Imagine your favorite make out song is playing. How is your body responding? Is your heartbeat speeding up? Is your stomach tightening when you anticipate your next date with your sweetheart? Is blood rushing to your cheeks and your lips, giving your secret away to your crush? Scientific data confirms that responding to music is a natural part of human development. Elena Mannes, author of the 2011 book, The Power of Music, told National Public Radio that the ability to physically and emotionally respond to music is present in human infants. Mannes said studies show that an infant’s crying contains some of the basic intervals found in Western music. Humans’ responses to music are especially nuanced, but such responses aren’t singular to the human species.
To return to our scenario where your favorite make out song is playing, humans aren’t the only creatures who need to be in the mood to have sex. Humans are unique among sexually reproducing creatures because of their methods and motivations for having sex, namely, for pleasure and not always from behind. However, they’re not unique in needing optimum conditions for having sex. An international team of researchers studying the effects of ambient noise on the mating habits of mosquitoes released its findings in 2019. The researchers told Live Science reporter, Brandon Specktor female Aedes agypti mosquitoes, often called yellow fever mosquitoes, were less likely to mate or feed while electronic dance music (EDM), also called dubstep, was playing for ten minutes than female yellow fever mosquitoes who were kept in a silent environment for the same length of time. Specifically, the scientists observed the mosquitoes’ behavior while “Scary Monsters and Nice Sprites,” a 2010 song by dubstep record producer and DJ, Sonny John Moore, professionally known as Skrillex.
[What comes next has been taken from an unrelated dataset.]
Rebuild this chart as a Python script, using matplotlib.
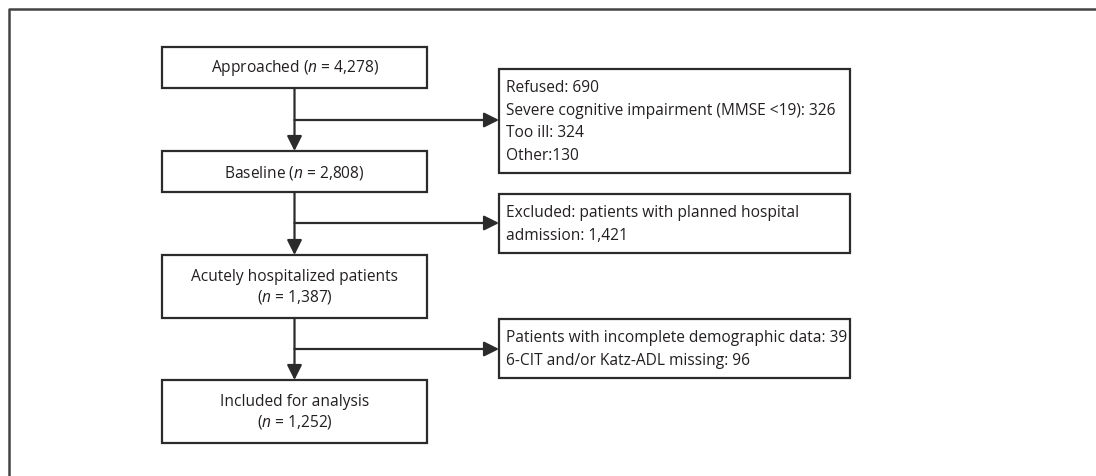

Mosquitoes may not be particularly seductive members of the Arthropoda phylum or even the smaller Insecta class, but their mating and reproductive habits are of special interest to scientists. Mosquitoes are called disease vectors, because of how effectively they transmit diseases. When a mosquito bites an infected animal or an infected human, the mosquito also becomes infected. It transmits its infection to the next creature it bites, injecting the virus directly into the creature’s bloodstream. Mosquitoes can carry many diseases, including malaria, chikungunya, dog heartworm, dengue, yellow fever, eastern equine encephalitis, St. Louis encephalitis, lacrosse encephalitis, western equine encephalitis, West Nile virus, and zika virus. The mosquitoes in the study described above are colloquially called yellow fever mosquitoes, because they are likely to carry that particular disease, as well as dengue.
Discovering methods for decreasing the feeding and reproductive habits of mosquitoes may help limit the spreading of the many infectious diseases mosquitoes carry. Though this study of the mating habits of mosquitoes has attracted significant media attention, experts warn that listening to a specific musical genre still isn’t the most effective way to avoid being bitten by a mosquito. Sound can be used to manipulate a mosquito’s behavior, because mosquitoes can detect frequencies and vibrations in the air. However, Professor James Logan, head of the Department of Disease Control at the London School of Hygiene and Tropical Medicine, warns that using music as a mosquito repellent will not be consistently effective, as there is no guarantee that the right song will be playing in the right public place and at the right volume.